— START —
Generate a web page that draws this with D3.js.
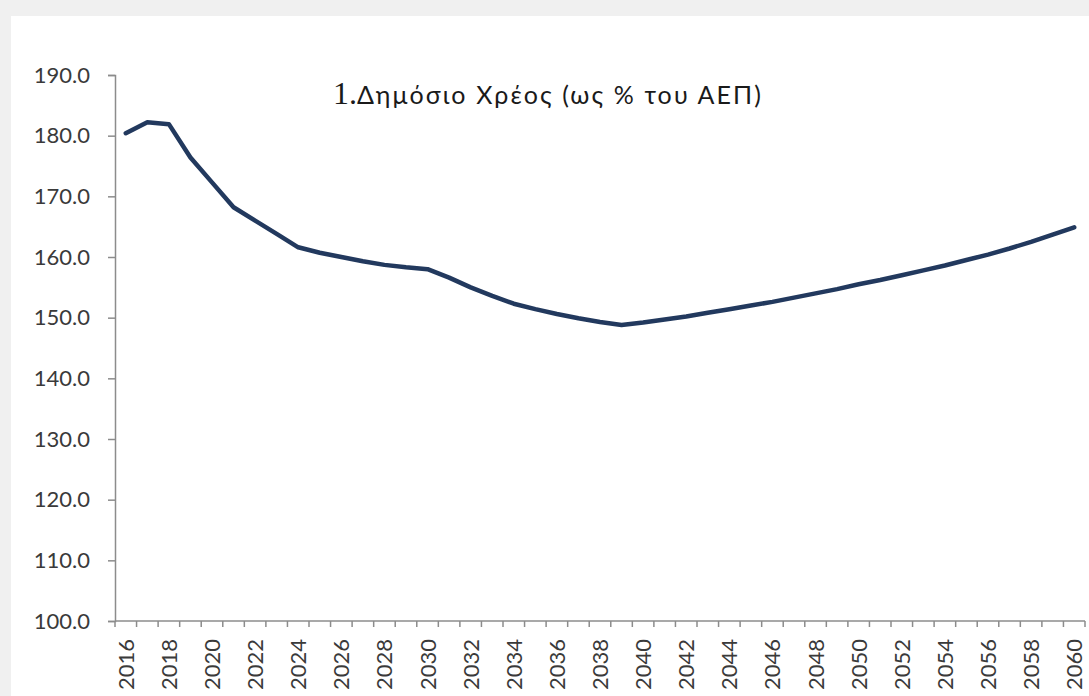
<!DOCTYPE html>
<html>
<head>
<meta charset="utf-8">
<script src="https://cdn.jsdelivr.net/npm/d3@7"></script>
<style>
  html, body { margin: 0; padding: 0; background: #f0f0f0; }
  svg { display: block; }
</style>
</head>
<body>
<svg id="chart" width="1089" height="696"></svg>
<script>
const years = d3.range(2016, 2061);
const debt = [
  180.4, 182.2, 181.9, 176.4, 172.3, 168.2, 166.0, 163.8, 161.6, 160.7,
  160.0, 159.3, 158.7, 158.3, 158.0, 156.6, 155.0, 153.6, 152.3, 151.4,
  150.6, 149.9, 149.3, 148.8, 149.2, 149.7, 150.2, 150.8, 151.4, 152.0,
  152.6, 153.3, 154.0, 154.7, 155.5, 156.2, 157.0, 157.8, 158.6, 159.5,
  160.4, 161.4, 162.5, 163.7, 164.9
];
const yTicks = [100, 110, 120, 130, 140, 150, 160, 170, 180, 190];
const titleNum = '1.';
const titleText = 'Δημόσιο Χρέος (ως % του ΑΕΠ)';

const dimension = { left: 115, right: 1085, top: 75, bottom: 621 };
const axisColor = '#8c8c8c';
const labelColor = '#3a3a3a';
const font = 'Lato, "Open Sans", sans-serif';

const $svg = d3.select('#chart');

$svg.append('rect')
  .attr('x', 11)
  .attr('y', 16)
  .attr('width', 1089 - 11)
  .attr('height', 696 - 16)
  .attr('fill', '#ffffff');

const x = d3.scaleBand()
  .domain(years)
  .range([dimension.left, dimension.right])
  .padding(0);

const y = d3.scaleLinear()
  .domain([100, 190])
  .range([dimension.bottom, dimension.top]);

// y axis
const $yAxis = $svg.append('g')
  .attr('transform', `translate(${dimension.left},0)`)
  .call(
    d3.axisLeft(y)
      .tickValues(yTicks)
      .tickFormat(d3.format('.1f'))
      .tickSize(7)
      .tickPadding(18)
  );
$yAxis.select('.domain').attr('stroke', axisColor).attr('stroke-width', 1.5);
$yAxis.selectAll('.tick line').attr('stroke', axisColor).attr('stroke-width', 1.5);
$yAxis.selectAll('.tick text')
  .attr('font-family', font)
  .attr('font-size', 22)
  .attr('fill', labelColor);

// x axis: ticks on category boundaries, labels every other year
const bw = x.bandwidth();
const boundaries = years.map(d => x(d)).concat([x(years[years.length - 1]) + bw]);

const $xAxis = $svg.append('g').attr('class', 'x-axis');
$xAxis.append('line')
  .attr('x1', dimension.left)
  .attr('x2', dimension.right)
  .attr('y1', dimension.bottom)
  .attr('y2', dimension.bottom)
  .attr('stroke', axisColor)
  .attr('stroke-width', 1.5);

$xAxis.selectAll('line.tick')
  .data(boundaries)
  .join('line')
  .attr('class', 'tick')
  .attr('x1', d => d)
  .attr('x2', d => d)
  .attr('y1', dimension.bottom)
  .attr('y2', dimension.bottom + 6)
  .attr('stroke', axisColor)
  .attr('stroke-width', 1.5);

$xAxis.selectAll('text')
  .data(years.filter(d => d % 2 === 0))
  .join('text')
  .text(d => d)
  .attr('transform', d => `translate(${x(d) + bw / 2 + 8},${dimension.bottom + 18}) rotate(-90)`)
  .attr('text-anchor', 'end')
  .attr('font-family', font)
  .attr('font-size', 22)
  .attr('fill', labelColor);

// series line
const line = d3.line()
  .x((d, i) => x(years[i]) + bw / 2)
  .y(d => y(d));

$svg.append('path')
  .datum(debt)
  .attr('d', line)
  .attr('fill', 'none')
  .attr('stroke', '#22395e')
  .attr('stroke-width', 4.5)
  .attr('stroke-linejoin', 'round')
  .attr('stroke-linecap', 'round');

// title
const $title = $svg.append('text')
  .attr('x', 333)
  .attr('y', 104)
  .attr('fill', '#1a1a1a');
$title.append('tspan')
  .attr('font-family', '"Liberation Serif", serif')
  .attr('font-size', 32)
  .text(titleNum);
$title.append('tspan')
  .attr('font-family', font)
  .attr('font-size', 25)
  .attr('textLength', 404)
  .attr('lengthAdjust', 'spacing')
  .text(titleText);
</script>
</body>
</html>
— END —
== EXERCISE BRIEF ==
Repeat the material above in full and unchanged, minus its images.

== EXERCISE RESPONSE ==
Generate a web page that draws this with D3.js.
<!DOCTYPE html>
<html>
<head>
<meta charset="utf-8">
<script src="https://cdn.jsdelivr.net/npm/d3@7"></script>
<style>
  html, body { margin: 0; padding: 0; background: #f0f0f0; }
  svg { display: block; }
</style>
</head>
<body>
<svg id="chart" width="1089" height="696"></svg>
<script>
const years = d3.range(2016, 2061);
const debt = [
  180.4, 182.2, 181.9, 176.4, 172.3, 168.2, 166.0, 163.8, 161.6, 160.7,
  160.0, 159.3, 158.7, 158.3, 158.0, 156.6, 155.0, 153.6, 152.3, 151.4,
  150.6, 149.9, 149.3, 148.8, 149.2, 149.7, 150.2, 150.8, 151.4, 152.0,
  152.6, 153.3, 154.0, 154.7, 155.5, 156.2, 157.0, 157.8, 158.6, 159.5,
  160.4, 161.4, 162.5, 163.7, 164.9
];
const yTicks = [100, 110, 120, 130, 140, 150, 160, 170, 180, 190];
const titleNum = '1.';
const titleText = 'Δημόσιο Χρέος (ως % του ΑΕΠ)';

const dimension = { left: 115, right: 1085, top: 75, bottom: 621 };
const axisColor = '#8c8c8c';
const labelColor = '#3a3a3a';
const font = 'Lato, "Open Sans", sans-serif';

const $svg = d3.select('#chart');

$svg.append('rect')
  .attr('x', 11)
  .attr('y', 16)
  .attr('width', 1089 - 11)
  .attr('height', 696 - 16)
  .attr('fill', '#ffffff');

const x = d3.scaleBand()
  .domain(years)
  .range([dimension.left, dimension.right])
  .padding(0);

const y = d3.scaleLinear()
  .domain([100, 190])
  .range([dimension.bottom, dimension.top]);

// y axis
const $yAxis = $svg.append('g')
  .attr('transform', `translate(${dimension.left},0)`)
  .call(
    d3.axisLeft(y)
      .tickValues(yTicks)
      .tickFormat(d3.format('.1f'))
      .tickSize(7)
      .tickPadding(18)
  );
$yAxis.select('.domain').attr('stroke', axisColor).attr('stroke-width', 1.5);
$yAxis.selectAll('.tick line').attr('stroke', axisColor).attr('stroke-width', 1.5);
$yAxis.selectAll('.tick text')
  .attr('font-family', font)
  .attr('font-size', 22)
  .attr('fill', labelColor);

// x axis: ticks on category boundaries, labels every other year
const bw = x.bandwidth();
const boundaries = years.map(d => x(d)).concat([x(years[years.length - 1]) + bw]);

const $xAxis = $svg.append('g').attr('class', 'x-axis');
$xAxis.append('line')
  .attr('x1', dimension.left)
  .attr('x2', dimension.right)
  .attr('y1', dimension.bottom)
  .attr('y2', dimension.bottom)
  .attr('stroke', axisColor)
  .attr('stroke-width', 1.5);

$xAxis.selectAll('line.tick')
  .data(boundaries)
  .join('line')
  .attr('class', 'tick')
  .attr('x1', d => d)
  .attr('x2', d => d)
  .attr('y1', dimension.bottom)
  .attr('y2', dimension.bottom + 6)
  .attr('stroke', axisColor)
  .attr('stroke-width', 1.5);

$xAxis.selectAll('text')
  .data(years.filter(d => d % 2 === 0))
  .join('text')
  .text(d => d)
  .attr('transform', d => `translate(${x(d) + bw / 2 + 8},${dimension.bottom + 18}) rotate(-90)`)
  .attr('text-anchor', 'end')
  .attr('font-family', font)
  .attr('font-size', 22)
  .attr('fill', labelColor);

// series line
const line = d3.line()
  .x((d, i) => x(years[i]) + bw / 2)
  .y(d => y(d));

$svg.append('path')
  .datum(debt)
  .attr('d', line)
  .attr('fill', 'none')
  .attr('stroke', '#22395e')
  .attr('stroke-width', 4.5)
  .attr('stroke-linejoin', 'round')
  .attr('stroke-linecap', 'round');

// title
const $title = $svg.append('text')
  .attr('x', 333)
  .attr('y', 104)
  .attr('fill', '#1a1a1a');
$title.append('tspan')
  .attr('font-family', '"Liberation Serif", serif')
  .attr('font-size', 32)
  .text(titleNum);
$title.append('tspan')
  .attr('font-family', font)
  .attr('font-size', 25)
  .attr('textLength', 404)
  .attr('lengthAdjust', 'spacing')
  .text(titleText);
</script>
</body>
</html>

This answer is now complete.